Writing Childhood Memories: A Prompt on Locked Paths

by on Friday, February 18th, 2011

Writing Prompts for Creative Writers: Please share your own story using the prompt: How do you feel when you can’t remember certain childhood memories? (Expand: Does repression exist? Is your mind protecting you? Why can writing childhood memories become so tough?)

writing childhood memories

Sometimes the surface of my awareness breaks with enough spirit that I can recall memories buried under so much past time. Pulling them up, as though I were sitting on the edge of a mysterious hole in the unfriendly ice, I treat the memory both with fragility and fierceness – demanding of it so many answers.

By the time I reach the meaty content, I very often find there is not that much left in my hands on the rope I have been pulling up to greet my oh-so eager expectations. What dismay. What tragedy. The idea of stomping my feet and throwing plain white dishes onto a tiled kitchen floor seems appropriately dramatic.

And in this idea, my feet are much smaller. I am envisioning myself at a younger age here. This transported younger me cannot be granted access to what is rightfully hers.

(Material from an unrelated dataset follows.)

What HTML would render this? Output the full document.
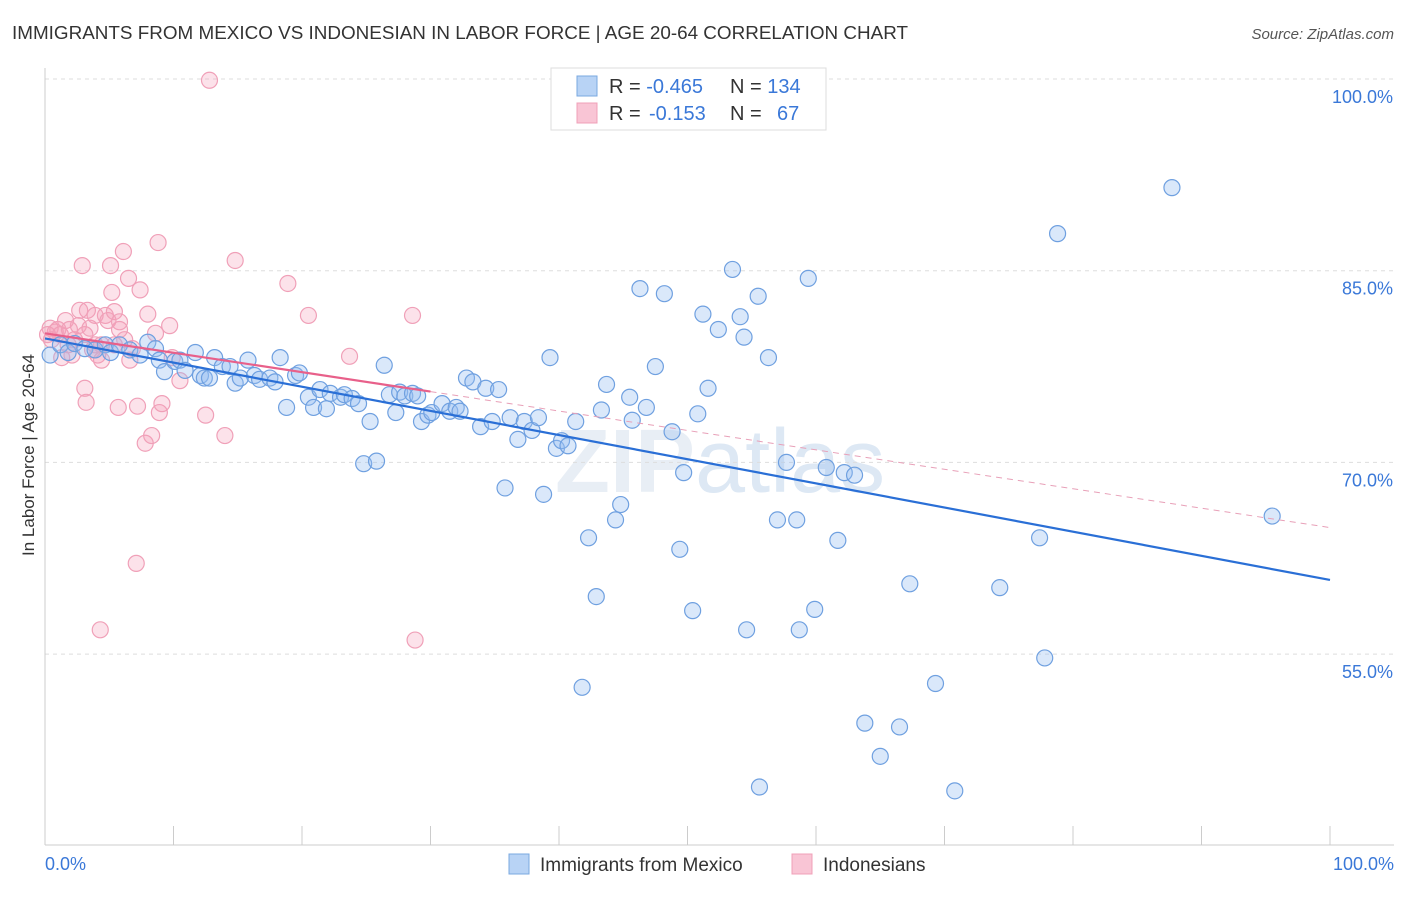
<!DOCTYPE html>
<html><head><meta charset="utf-8"><style>
body{margin:0;background:#fff;font-family:"Liberation Sans",sans-serif}
svg text{font-family:"Liberation Sans",sans-serif}
</style></head><body>
<svg id="chart" width="1406" height="892" xmlns="http://www.w3.org/2000/svg">
<text x="12" y="39" font-size="18" fill="#333" textLength="896" lengthAdjust="spacingAndGlyphs">IMMIGRANTS FROM MEXICO VS INDONESIAN IN LABOR FORCE | AGE 20-64 CORRELATION CHART</text>
<text x="1394" y="39" font-size="15" fill="#555" font-style="italic" text-anchor="end">Source: ZipAtlas.com</text>
<text x="555" y="492" font-size="90" fill="#e8eef5" font-weight="bold">ZIP<tspan fill="#dde8f4" font-weight="normal">atlas</tspan></text>
<g id="grid"></g>
<g id="marks"></g>
<text transform="translate(34,455) rotate(-90)" font-size="17" fill="#333" text-anchor="middle">In Labor Force | Age 20-64</text>
<g>
<rect x="551" y="68" width="275" height="62" fill="#fff" stroke="#ddd"/>
<rect x="577" y="76" width="20" height="20" fill="#b8d3f5" stroke="#7aa8e0"/>
<rect x="577" y="103" width="20" height="20" fill="#f9c5d5" stroke="#f0a0b8"/>
<text x="609" y="93" font-size="20" fill="#333">R = <tspan fill="#3a78d8">-0.465</tspan></text>
<text x="730" y="93" font-size="20" fill="#333">N = <tspan fill="#3a78d8">134</tspan></text>
<text x="609" y="120" font-size="20" fill="#333">R =  <tspan fill="#3a78d8" x="649">-0.153</tspan></text>
<text x="730" y="120" font-size="20" fill="#333">N = <tspan fill="#3a78d8" x="777">67</tspan></text>
</g>
<g>
<rect x="509" y="854" width="20" height="20" fill="#b8d3f5" stroke="#7aa8e0"/>
<text x="540" y="871" font-size="19" fill="#333">Immigrants from Mexico</text>
<rect x="792" y="854" width="20" height="20" fill="#f9c5d5" stroke="#f0a0b8"/>
<text x="823" y="871" font-size="19" fill="#333">Indonesians</text>
</g>
</svg>
<script>
const yTicks=[100,85,70,55];
const xTickLabels=["0.0%","100.0%"];
const blueX=[0.4,1.2,1.8,2.3,3.1,3.9,4.7,5.1,5.8,6.6,7.4,8.0,8.6,8.9,9.3,10.1,10.5,10.9,11.7,12.1,12.4,12.8,13.2,13.8,14.4,14.8,15.2,15.8,16.3,16.7,17.5,17.9,18.3,18.8,19.5,19.8,20.5,20.9,21.4,21.9,22.2,23.0,23.3,23.9,24.4,24.8,25.3,25.8,26.4,26.8,27.3,27.6,28.0,28.6,29.0,29.3,29.8,30.1,30.9,31.5,32.0,32.3,32.8,33.3,33.9,34.3,34.8,35.3,35.8,36.2,36.8,37.3,37.9,38.4,38.8,39.3,39.8,40.2,40.7,41.3,42.3,42.9,41.8,43.7,43.3,44.4,44.8,45.5,45.7,46.3,46.8,47.5,48.2,48.8,49.4,49.7,50.4,50.8,51.2,51.6,52.4,53.5,54.1,54.4,54.6,55.5,55.6,56.3,57.0,57.7,58.5,58.7,59.4,59.9,60.8,61.7,62.2,63.0,63.8,65.0,66.5,67.3,69.3,70.8,74.3,77.4,77.8,78.8,87.7,95.5,47.6];
const blueY=[78.4,79.2,78.6,79.3,78.9,78.8,79.2,78.6,79.2,78.8,78.4,79.4,78.9,78.0,77.1,77.9,78.0,77.2,78.6,76.8,76.6,76.6,78.2,77.5,77.5,76.2,76.6,78.0,76.8,76.5,76.6,76.3,78.2,74.3,76.8,77.0,75.1,74.3,75.7,74.2,75.4,75.1,75.3,75.0,74.6,69.9,73.2,70.1,77.6,75.3,73.9,75.5,75.2,75.4,75.2,73.2,73.7,73.9,74.6,74.0,74.3,74.0,76.6,76.3,72.8,75.8,73.2,75.7,68.0,73.5,71.8,73.2,72.5,73.5,67.5,78.2,71.1,71.7,71.3,73.2,64.1,59.5,52.4,76.1,74.1,65.5,66.7,75.1,73.3,83.6,74.3,77.5,83.2,72.4,63.2,69.2,58.4,73.8,81.6,75.8,80.4,85.1,81.4,79.8,56.9,83.0,44.6,78.2,65.5,70.0,65.5,56.9,84.4,58.5,69.6,63.9,69.2,69.0,49.6,47.0,49.3,60.5,52.7,44.3,60.2,64.1,54.7,87.9,91.5,65.8,100];
const pinkX=[0.4,0.5,0.8,1.2,1.3,1.6,1.8,2.1,2.3,2.6,2.7,2.9,3.1,3.2,3.3,3.5,3.7,3.9,4.1,4.3,4.4,4.7,4.9,5.1,5.2,5.4,5.7,5.8,6.1,6.5,6.6,6.8,7.1,7.2,7.4,7.8,8.0,8.3,8.6,8.8,8.9,9.1,9.7,9.9,10.5,12.5,12.8,14.0,14.8,18.9,20.5,23.7,28.6,28.8,0.2,1.0,1.9,3.1,3.9,5.4,6.2,4.4,5.8];
const pinkY=[80.5,79.6,80.2,80.0,78.2,81.1,79.2,78.4,79.6,80.7,81.9,85.4,75.8,74.7,81.9,80.5,78.8,81.5,78.4,56.9,79.2,81.5,81.1,85.4,83.3,81.8,74.3,81.0,86.5,84.4,78.0,78.9,62.1,74.4,83.5,71.5,81.6,72.1,80.1,87.2,73.9,74.6,80.7,78.2,76.4,73.7,99.9,72.1,85.8,84.0,81.5,78.3,81.5,56.1,80.0,80.4,80.4,80.0,79.2,79.2,79.6,78.0,80.4];
const blueTrend=[79.7,60.8];
const pinkTrend=[80.1,64.9];
const pinkSolidEnd=30;

const NS="http://www.w3.org/2000/svg";
const X=v=>45+v*12.85;
const Y=v=>79+(100-v)*12.78;
function mk(tag,attrs,parent){const e=document.createElementNS(NS,tag);for(const k in attrs)e.setAttribute(k,attrs[k]);parent.appendChild(e);return e;}
const grid=document.getElementById('grid'),marks=document.getElementById('marks');
yTicks.forEach(t=>{
  const l=mk('line',{x1:45,x2:1394,y1:Y(t),y2:Y(t),stroke:'#ddd','stroke-dasharray':'4,4'},grid);
  
  
  const tx=mk('text',{x:1393,y:Y(t)+24,'font-size':18,fill:'#3a78d8','text-anchor':'end'},grid);
  tx.textContent=t.toFixed(1)+'%';
  
  
});
const ax=mk('line',{x1:45,x2:45,y1:68,y2:845,stroke:'#ccc'},grid);


const bx=mk('line',{x1:45,x2:1394,y1:845,y2:845,stroke:'#ccc'},grid);


for(let i=0;i<=10;i++){
  const t=mk('line',{x1:X(i*10),x2:X(i*10),y1:826,y2:845,stroke:'#ccc'},grid);
  
  
}
[[0,'start',45],[100,'end',1394]].forEach((d,i)=>{
  const tx=mk('text',{x:d[2],y:870,'font-size':18,fill:'#3a78d8','text-anchor':d[1]},grid);
  tx.textContent=xTickLabels[i];
  
  
});
pinkX.forEach((x,i)=>{
  const c=mk('circle',{cx:X(x),cy:Y(pinkY[i]),r:8,fill:'rgba(244,160,186,0.3)',stroke:'#f0a0b8','stroke-width':1.2},marks);
  
  
});
blueX.forEach((x,i)=>{
  const c=mk('circle',{cx:X(x),cy:Y(blueY[i]),r:8,fill:'rgba(150,190,240,0.35)',stroke:'#6fa0e0','stroke-width':1.2},marks);
  
  
});
const bl=mk('line',{x1:X(0),y1:Y(blueTrend[0]),x2:X(100),y2:Y(blueTrend[1]),stroke:'#2a6fd6','stroke-width':2.2},marks);


const py=x=>pinkTrend[0]+(pinkTrend[1]-pinkTrend[0])*x/100;
const pl=mk('line',{x1:X(0),y1:Y(py(0)),x2:X(pinkSolidEnd),y2:Y(py(pinkSolidEnd)),stroke:'#e8608a','stroke-width':2.2},marks);


const pd=mk('line',{x1:X(pinkSolidEnd),y1:Y(py(pinkSolidEnd)),x2:X(100),y2:Y(py(100)),stroke:'#e8a0b8','stroke-width':1,'stroke-dasharray':'6,5'},marks);


</script>
</body></html>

My memories are mine, but I can’t access them. The water is murky, and time was like a sandstorm that worked tirelessly to cover everything. I see the image of myself facing a mirror which is a door. But the mirror knows this is a trick, that this isn’t the authentic me. It won’t let me inside, no pleading or begging will do.

Memories get lodged behind this mirror, and the tap tap tap of endless thinking does not usually free them. “This is me! I know this! We are of the same faith, the same cloth, my soul understands this tiny bit of yours!” I protest so vehemently, but there is no proof. I cannot even testify on my own account with any accuracy. Why has my mind been so thoughtless with my very own thoughts?

Sometimes I feel certain I am only sleep-walking through a wasteland of symbols and ruins I would know to be treasures if only I had held on tighter. I never wound my existence into any moments quite as tightly as the ribbons that were braided into my hair. Have I always rejected every moment of life like this?

I have no happy and final answer for you on that. I can only hope to be fooling myself, falling back on doubt as a safe and (an ironically) resolved feeling. Without automatic and instantly forced verification (fact! my eyes are hazel, I am right-handed, I do not like spaghetti), let the truth settle above the doubt.